La cattedrale di León
La cattedrale di León

Ho sentito parlare della cattedrale di León da quando ho iniziato il cammino due anni fa. Maestosa e dalle vetrate mozzafiato. Sono arrivato dopo una breve passeggiata di 13km e ho scoperto che ci sarebbe stata messa (è domenica, bastava ricordarselo!) = posso entrare senza pagare.

Il pellegrino rifabio non è certo devoto, sicuramente in ricerca, ma può anche fare le cose solo per risparmiare 5/6€. Così feci.

Se entri al museo non entri dalla porta principale, con la messa sì. Uno spettacolo grandioso, nonostante il rosone sia in restauro. C’è l’organo che suona, suona bene. Possiamo fare un giro per 10 minuti, poi una voce chiede di uscire per rispetto della messa. La messa è cantata, organo e voce tenorile, anche le voci dei credenti sembrano più intonate e il fatto che sia in spagnolo la fa sembrare più sacra. Mi sono goduto lo spettacolo ed è stato bello.

La cattedrale di León
La cattedrale di León
La cattedrale di León
La cattedrale di León
La cattedrale di León
La cattedrale di León

Puente Villarente

Il ponte storico di Villarente
Il ponte storico di Villarente

Ieri ero stanco, i piedi mi facevano male e stamattina non era meglio. I primi 5km sono stati una sofferenza, finché ho messo via l’orgoglio di camminare con le Fivefingers e ho cambiato scarpe. Con una suola il dolore è passato, maledette Nike, hanno ragione loro. E con l’aiuto di un Oki , ammettiamolo: qui sono tutti drogati di antinfiammatori, antidolorifici e di dolore.

Adoro quelli che hanno accettato il dolore! Loro hanno fatto il passo più grande verso l’accettazione della vita.

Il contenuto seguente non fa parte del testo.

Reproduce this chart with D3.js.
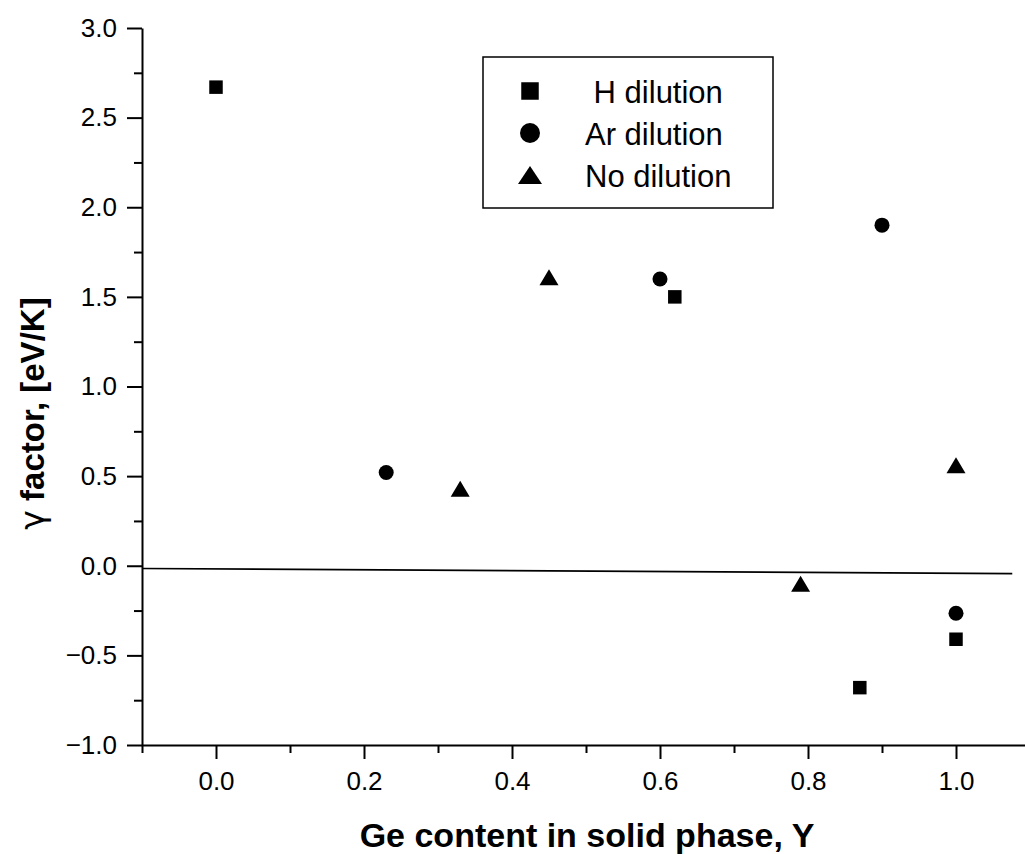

I sassi sono delusione, indifferenza, sfiducia e rabbia. E il senso di colpa, che li governa tutti. Oggi ne ho preso uno dal fiume dove ho bagnato i piedi, l’ho appoggiato quando mi stavo allacciando le scarpe e me lo sono dimenticato. Forse non era il sasso giusto o forse una di quelle pietre è già andata e non me ne sono accorto.